Solomon noted that the sale reflected the growing attractiveness of the Culver City market to cost-conscious buyers as other Westside communities heat up.

“They liked it because they could buy a nice office building in West L.A. for under $250 a foot and that same building in Playa Vista would sell for $400 a square foot; that’s just a mile away,” he said. “There’s a lot of demand and I expect the sales market to continue at this momentum for the next 12 to 18 months.”

Jones Lang LaSalle’s Chris Strickfaden also represented the seller in the transaction. The buyer was represented by James Hooks of Cresa and Greg Gill at Lee & Associates.


Warner Center Sale

A newly constructed 244-unit apartment complex in Woodland Hills’ Warner Center has sold for $84 million in the highest price per-square-foot sale of its kind in the area in more than a year.

Teachers Insurance and Annuity Association – College Retirement Equities Fund this month purchased the property at 6355 De Soto Ave., known as Oceano Warner Center, from a development partnership of New York real estate investor Dune Real Estate Partners; Irving, Texas, real estate firm TDI Real Estate Holdings; and an undisclosed land owner.

The $368-per-square-foot price made it the highest multifamily deal on a per-square-foot basis in the Warner Center area in more than a year.

The selling partnership was created in 2011 with a $1 billion platform to develop and sell multifamily properties across the United States. That year, the owner of the De Soto property contributed the vacant site, valued at $14 million, and joined the partnership.

Construction began shortly thereafter.

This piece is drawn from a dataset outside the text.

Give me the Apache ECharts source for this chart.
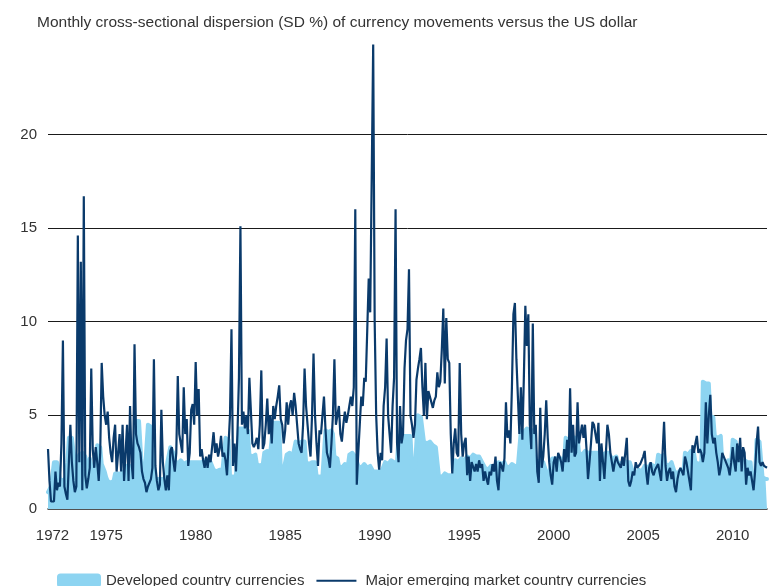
<!DOCTYPE html>
<html><head><meta charset="utf-8">
<script src="https://cdn.jsdelivr.net/npm/echarts@6/dist/echarts.min.js"></script>
<style>html,body{margin:0;padding:0;background:#fff}#c{width:773px;height:586px}</style>
</head><body><div id="c"></div>
<script>
// Monthly series, first value = October 1971
const startYear = 1971, startMonth = 10;
const xTickLabels = [1972, 1975, 1980, 1985, 1990, 1995, 2000, 2005, 2010];
const yTickLabels = [0, 5, 10, 15, 20];
const seriesNames = ['Developed country currencies', 'Major emerging market country currencies'];

// Major emerging market country currencies (SD %)
const em1970s = [3.2,1.5,0.4,0.3,0.4,2.0,1.0,1.4,1.2,3.5,
9.0,1.2,0.8,0.5,2.5,4.5,2.5,1.5,0.9,1.2,
14.6,2.5,13.2,1.0,16.7,1.8,1.1,1.6,2.2,7.5,
3.2,2.2,3.3,2.5,1.5,3.0,7.8,6.0,5.0,4.5,
5.2,3.8,3.0,2.5,3.8,4.5,2.0,3.0,4.0,2.0,
4.5,1.5,3.0,4.5,1.5,5.5,2.5,1.6,8.8,4.0,
3.5,3.3,3.0,2.0,1.6,1.4,0.9,1.2,1.1,1.6,
2.2,8.0,2.3,1.5,1.0,1.3,5.3,2.5,1.6,1.0,
1.8,1.0,3.1,3.3,2.6,2.0,3.0,7.1,4.0,3.5,
3.0,6.5,4.0,4.8,2.3,3.0,5.3,5.6,4.5];
const em1980s = [7.85,5.0,6.4,2.8,3.2,2.6,2.2,2.8,2.2,2.9,
2.5,3.3,4.1,3.0,3.5,2.8,3.2,3.9,2.8,3.0,
2.6,1.8,1.9,5.0,9.6,2.3,3.5,2.0,4.0,7.0,
15.1,4.5,5.2,4.3,5.0,4.0,7.0,7.1,3.5,3.3,
3.5,3.8,3.2,4.5,7.4,3.2,3.5,4.5,5.9,4.0,
5.0,3.5,5.5,4.8,5.5,6.0,6.6,4.8,4.5,3.5,
4.2,5.7,4.5,5.5,5.8,5.0,6.2,5.5,4.5,3.5,
3.2,3.0,4.5,7.5,5.5,4.5,3.5,2.8,5.0,8.3,
5.0,3.5,2.3,4.2,4.0,5.0,6.0,4.3,3.0,2.7,
2.2,3.5,5.0,8.0,4.5,4.5,5.5,4.0,3.6,4.5,
5.2,4.6,5.0,5.5,6.0,5.5,6.5,16.0,1.3,3.0,
4.5,6.0,5.5,7.0,6.8,9.5,12.3,10.5,10.6,24.8];
const em1990s = [10.0,5.0,3.0,2.1,3.0,2.6,5.5,6.5,9.1,5.0,
4.0,3.0,5.5,7.0,16.0,3.5,2.5,5.5,3.5,4.0,
7.5,9.0,9.6,12.8,5.0,4.5,3.8,4.5,6.9,7.5,
8.0,8.6,6.5,5.0,7.8,4.8,6.3,6.0,6.0,5.4,
5.8,6.0,7.3,6.5,6.8,8.5,10.7,6.7,10.2,8.0,
7.8,4.0,1.9,3.5,4.3,3.0,2.8,7.8,4.0,2.8,
3.5,3.8,1.8,2.8,1.5,2.5,2.5,2.0,2.4,2.0,
2.6,2.2,2.4,1.5,2.0,1.6,1.3,2.0,1.8,2.4,
2.0,2.8,1.5,1.0,2.5,2.3,2.0,2.7,5.7,3.8,
4.2,3.5,6.5,10.4,11.0,8.0,6.0,4.0,6.5,3.7,
7.0,10.85,8.7,10.4,4.5,3.2,9.9,4.0,4.5,2.0,
1.4,5.4,2.2,2.8,4.0,5.8,3.8,2.5,1.8,1.3];
const em2000s = [2.5,2.8,2.0,3.0,2.8,2.5,2.0,3.2,2.5,3.7,
2.5,6.45,3.0,4.5,2.8,3.0,5.7,3.5,3.5,4.5,
3.8,4.5,3.2,1.6,2.5,3.5,4.65,4.5,4.0,3.5,
4.6,1.5,3.5,3.5,1.6,3.0,4.5,4.0,3.0,2.5,
2.0,2.5,2.8,2.5,2.6,2.2,2.8,2.3,3.0,3.8,
1.5,1.2,1.5,2.0,1.8,2.5,2.2,2.3,2.4,2.5,
2.8,3.1,2.0,1.3,2.2,2.5,2.0,1.8,2.1,2.2,
2.4,2.5,1.5,3.0,4.65,2.3,1.5,2.0,2.2,1.6,
2.0,1.2,0.9,1.6,2.0,2.2,2.0,1.8,2.8,2.5,
2.0,1.5,1.0,3.4,3.0,3.5,3.9,3.0,3.2,3.0,
2.5,3.0,5.7,3.5,5.0,6.1,4.0,3.5,3.8,3.0,
2.5,1.8,2.2,3.0,2.8,2.6,2.7,2.2,1.8,2.5];
const em2010s = [3.3,2.5,2.0,3.5,2.5,3.8,2.0,3.3,3.0,1.3,2.2,1.8,
2.0,1.5,1.0,2.0,3.5,4.4,2.5,2.3,2.5,2.3,2.2,2.2];

// Developed country currencies (SD %)
const dev1970s = [0.9,1.0,1.2,1.2,2.5,2.5,2.5,2.4,1.6,1.6,1.5,1.6,1.7,2.5,
3.8,3.8,3.8,3.7,2.5,2.5,2.6,2.9,2.9,3.0,2.9,2.8,
2.0,2.0,2.7,2.7,2.0,1.9,2.0,3.4,3.4,3.3,2.4,2.3,2.0,1.7,1.5,
1.4,1.4,1.4,1.5,1.9,1.9,1.9,2.0,1.9,1.9,2.0,2.0,
2.3,2.3,2.2,2.3,2.4,2.4,4.7,4.7,4.7,4.6,2.0,2.0,2.1,2.0,
4.5,4.5,4.4,4.4,1.6,1.5,1.6,1.7,1.6,1.5,1.6,1.6,1.7,
2.5,2.6,3.3,3.3,3.0,2.6,2.5,2.4,2.5,2.6,2.5,2.4,2.5,2.5,2.6,2.5,2.4,
2.5,2.5];
const dev1980s = [2.5,2.6,2.5,2.4,2.5,2.5,2.6,2.5,2.4,2.5,2.5,2.6,
2.1,2.1,2.0,2.1,2.1,2.2,2.1,2.1,3.8,3.8,3.7,
1.8,1.8,1.7,1.8,1.8,1.9,4.3,4.3,4.3,4.2,4.3,4.3,4.2,
2.9,2.9,2.8,2.9,2.9,2.4,2.4,2.3,2.4,2.4,
3.0,3.0,3.1,3.0,3.0,2.9,4.6,4.6,4.6,4.5,4.6,2.2,2.2,2.1,2.2,
2.9,2.9,3.0,2.9,2.8,2.9,3.6,3.6,3.5,3.6,3.6,3.5,3.6,
2.5,2.5,2.4,2.5,2.5,2.6,2.5,1.8,1.8,1.7,1.8,1.8,1.9,
4.2,4.2,4.1,4.2,4.2,4.0,2.8,2.8,2.7,
2.3,2.3,2.2,2.3,2.4,2.3,2.3,2.9,2.9,3.0,2.9,2.8,2.9,
2.3,2.3,2.2,2.3,2.4,2.3,2.2,2.3,2.3,2.4,2.0];
const dev1990s = [2.0,2.0,1.9,2.0,2.0,2.1,2.0,
2.5,2.5,2.4,2.5,2.6,2.5,2.5,2.4,2.5,
3.9,3.9,3.8,3.9,3.9,4.0,3.9,3.8,3.9,
2.3,2.3,2.2,2.3,5.0,5.0,4.9,5.0,3.6,3.6,3.5,3.6,3.6,3.5,3.4,3.4,3.3,3.4,
1.8,1.8,1.7,1.8,1.9,1.8,1.8,1.7,1.8,1.8,1.8,
2.6,2.6,2.5,2.6,2.7,2.6,2.6,2.5,
2.8,2.8,2.7,2.8,2.9,2.8,2.8,2.7,2.8,2.8,2.5,2.5,
2.2,2.2,2.1,2.2,2.3,2.2,2.2,2.1,2.2,2.5,2.5,2.4,2.5,2.5,
2.3,2.3,2.2,2.3,2.4,2.3,2.3,2.2,2.3,2.3,
4.2,4.2,4.1,4.2,4.3,4.2,4.2,4.1,4.2,
2.5,2.5,2.4,2.5,2.6,2.5,2.5,2.4,2.0,2.0,1.9,2.0,2.7];
const dev2000s = [2.7,2.7,2.6,2.7,2.8,2.7,2.7,2.6,
3.8,3.8,3.7,3.8,3.9,3.8,3.8,3.7,3.8,
3.0,3.0,2.9,3.0,3.1,3.0,3.0,2.9,3.0,
3.0,3.0,2.9,3.0,3.1,3.0,3.0,2.9,3.0,3.0,3.1,3.0,
2.8,2.8,2.7,2.8,2.8,2.5,2.5,2.4,2.5,2.6,2.5,2.5,2.4,2.5,2.5,
2.0,2.0,1.9,2.0,2.1,2.0,2.0,1.9,2.3,2.3,2.2,2.3,2.4,2.3,2.3,2.2,2.3,
2.9,2.9,2.8,2.9,2.9,2.4,2.4,2.3,2.4,2.5,2.4,
2.0,2.0,1.9,2.0,2.1,2.0,2.0,3.0,3.0,2.9,3.0,3.1,3.0,3.0,
2.5,2.5,2.4,2.5,2.5,6.8,6.8,6.7,6.8,6.7,5.0,5.0,4.9,
3.9,3.9,3.8,3.9,3.9,2.5,2.5,2.4,2.5,2.6,2.5,2.5];
const dev2010s = [3.7,3.7,3.6,3.7,2.5,2.5,2.4,2.5,2.6,2.5,2.5,2.4,2.5,
1.5,1.5,1.6,3.7,3.7,3.6,3.7,1.7,1.7,1.6,1.6];

const emerging = [].concat(em1970s, em1980s, em1990s, em2000s, em2010s);
const developed = [].concat(dev1970s, dev1980s, dev1990s, dev2000s, dev2010s);

function toPairs(arr) {
  return arr.map((v, i) => [startYear + (startMonth - 1 + i) / 12, v]);
}
const devPairs = toPairs(developed);
const emPairs = toPairs(emerging);

const FONT = 'Liberation Sans, Arial, sans-serif';
const TXT = '#333333';
const LIGHT = '#8dd4f1';
const DARK = '#0a3a6b';
// legend glyph: a thin horizontal line inside a 44x14 box
const lineIcon = 'path://M0,0L0,0.01M0,6.2L40,6.2L40,8.2L0,8.2ZM44,13.99L44,14';

const chart = echarts.init(document.getElementById('c'), null, { renderer: 'canvas' });
chart.setOption({
  animation: false,
  backgroundColor: '#ffffff',
  title: {
    text: 'Monthly cross-sectional dispersion (SD %) of currency movements versus the US dollar',
    left: 37, top: 15, padding: 0,
    textStyle: { fontSize: 15.5, fontWeight: 'normal', color: TXT, fontFamily: FONT }
  },
  legend: {
    left: 57, top: 573, padding: 0,
    itemWidth: 44, itemHeight: 14, itemGap: 12,
    textStyle: { fontSize: 15, color: TXT, fontFamily: FONT },
    data: [
      { name: seriesNames[0], icon: 'roundRect', itemStyle: { color: LIGHT } },
      { name: seriesNames[1], icon: lineIcon, itemStyle: { color: DARK } }
    ]
  },
  grid: { left: 48, right: 6, top: 40.75, bottom: 77 },
  xAxis: {
    type: 'value',
    min: startYear + (startMonth - 1) / 12,
    max: startYear + (startMonth - 1 + emerging.length - 1) / 12,
    axisLine: { show: true, onZero: false, lineStyle: { color: '#1a1a1a', width: 1.5 } },
    axisTick: { show: false },
    splitLine: { show: false },
    axisLabel: {
      customValues: xTickLabels,
      formatter: v => String(Math.round(v)),
      color: TXT, fontSize: 15, fontFamily: FONT, margin: 19
    }
  },
  yAxis: {
    type: 'value', min: 0, max: 25, interval: 5,
    axisLine: { show: false },
    axisTick: { show: false },
    axisLabel: { customValues: yTickLabels, color: TXT, fontSize: 15, fontFamily: FONT, margin: 11 },
    splitLine: { show: true, showMinLine: false, showMaxLine: false, lineStyle: { color: '#1a1a1a', width: 1 } }
  },
  series: [
    {
      name: seriesNames[0], type: 'line', data: devPairs, symbol: 'none', z: 1,
      lineStyle: { color: LIGHT, width: 4, join: 'round', cap: 'round' },
      itemStyle: { color: LIGHT },
      areaStyle: { color: LIGHT, opacity: 1 }
    },
    {
      name: seriesNames[1], type: 'line', data: emPairs, symbol: 'none', z: 3,
      lineStyle: { color: DARK, width: 2.2 },
      itemStyle: { color: DARK }
    }
  ]
});
</script></body></html>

The project began preleasing in August and received its certificate of occupancy in December.

Today, the project is 82 percent leased with an average asking rent of about $2,174 a month.

The apartments, which average 935 square feet, range from one-bedroom, one-bathroom to two-bedroom, two-and-a-half-bathroom units.

CBRE Group Inc.’s Bob Patterson, who represented the seller, said that project should benefit from a new specific plan approved for Warner Center this year that encourages higher-density development.

“With a new specific plan in place it’s going to get harder to build low density (like this project) in that area,” he said. “The way it’s designed, with 40 percent of the parking underground and 60 percent on grade, you can’t build it anymore in Warner Center.”

CBRE’s Laurie Lustig-Bower and Tyler Anderson also represented TDI and Dune. The buyer was represented internally.

New Senior Homes

Construction has started on a $28.5 million affordable housing community for low-income seniors in South Los Angeles.

Long Beach-based Retirement Housing Foundation is developing the 89-unit, five-story apartment project known as Broadwood Terrace, at 5001-25 S. Main St. Killefer Flammang Architects in Santa Monica is designing the project.

The project will comprise one- and two-bedroom units of between 600 and 900 square feet. It will include a 5,200-square-foot courtyard, library, gym and computer room.

The community is financed by the Department of Housing and Urban Development and housing tax credits from the California Tax Credit Allocation Committee; it is scheduled to be completed next year.